Христианство - стр. 8
Одного за другим вызывали свидетелей, но всего, что те говорили, было недостаточно для смертного приговора. В конце концов первосвященник вытащил главный козырь. «Ты ли машиах? – спросил он. – Ты ли Сын Божий?» Иисус ответил: «Я, и скоро вы увидите Меня по правую руку от Бога, сидящим на облаках небесных».
Этого было достаточно. Каиафа разодрал на себе одежды в знак того, что богохульство произнесено, и Иисуса повели в гарнизонную крепость, чтобы Понтий Пилат утвердил приговор.
Тем временем Петр и Иоанн проникли во двор первосвященника. Это было нетрудно, потому что двор кишел людьми – как слугами первосвященника, так и просто любопытными. Трое из этих любопытных недавно слушали проповеди Иисуса и узнали Петра, ходившего за своим Учителем. «Смотрите, вот один из них, из тех галилеян, что смущают народ!» Петр в ужасе начал отрекаться: «Нет, нет, я никогда не знал его!»
Согласно евангельскому преданию, как раз после третьего отречения Пера прокричал петух, и Петр вспомнил, как накануне он клялся умереть за своего Учителя, а Иисус сказал на это: «Прежде, чем пропоет петух, ты трижды отречешься от Меня». Раздавленный стыдом, Петр бежал со двора первосвященника.

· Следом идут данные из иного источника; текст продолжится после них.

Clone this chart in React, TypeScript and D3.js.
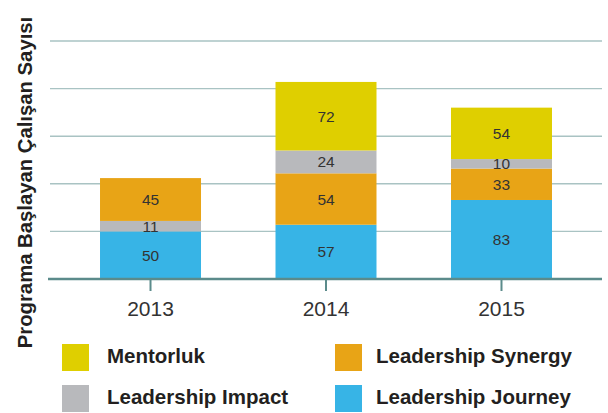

Иоанн остался наблюдать. Он был знакомым Каиафы и, видимо, надеялся на его заступничество. Он и стал свидетелем сцены запоздалого раскаяния Иуды. Видимо, Иуда никак не ожидал для своего Учителя смертного приговора, он думал, что дело ограничится арестом и заточением на некоторое время, возможно – бичеванием по иудейскому закону, но не казнью. Иуда бросил первосвященникам деньги, полученные за Иисуса, убежал из Храма и покончил с собой.
Обычно римский префект жил в приморском городе Кесария, построенном Иродом Великим. Это был небольшой, очень красивый город-порт, населенный в основном сирийскими греками и римскими военными. Многолюдный душный Иерусалим, на Пасху переполненный паломниками, по сравнению с Кесарией был сущим адом. Но префект был обязан присутствовать там во время праздников – именно в такие дни обстановка делалась особенно накаленной.
Когда Иисуса привели в римский гарнизон, Понтий Пилат, префект Иудеи, поначалу просто не мог понять, в чем тут дело. С точки зрения римского закона в словах и действиях Иисуса не было состава преступления. Называние себя сыном еврейского Бога не подпадало под римские законы о богохульстве, потому что еврейские священники сами отказались включить своего Бога в римский пантеон. Называние себя царем иудейским могло еще сойти за подстрекательство к мятежу, но Иисус не называл себя царем, а тонкости понятия «машиах» священники не могли или не посчитали нужным разъяснить. «Ты – иудейский царь?» – спрашивал Пилат. «Ты сам так говоришь», – отвечал Иисус. Свидетели явно были ангажированы. Пилат понимал, что дело шито белыми нитками и что так просто от него не отстанут. Будучи военным, он вряд ли хорошо разбирался в религиозных и философских вопросах. Зато он прекрасно разбирался в текущей политической обстановке. Если дошло до того, что храмовые священники объединились со своими старыми противниками фарисеями, значит, этого человека они боятся всерьез. Пилат наверняка слышал об Иисусе и его чудесах, его жена интересовалась этим человеком. Префект знал, что Иисус популярен. Он знал также, что Иудея – слишком взрывоопасное место, где мятеж может вспыхнуть из-за любой чепухи. Если он помилует Иисуса, те же люди, которые обвиняли этого бродячего проповедника в мятеже, могут спровоцировать мятеж сами. Виноват будет в любом случае он, Пилат. В общем, у префекта Иудеи были все основания рассматривать это дело как провокацию Храма, направленную против него лично.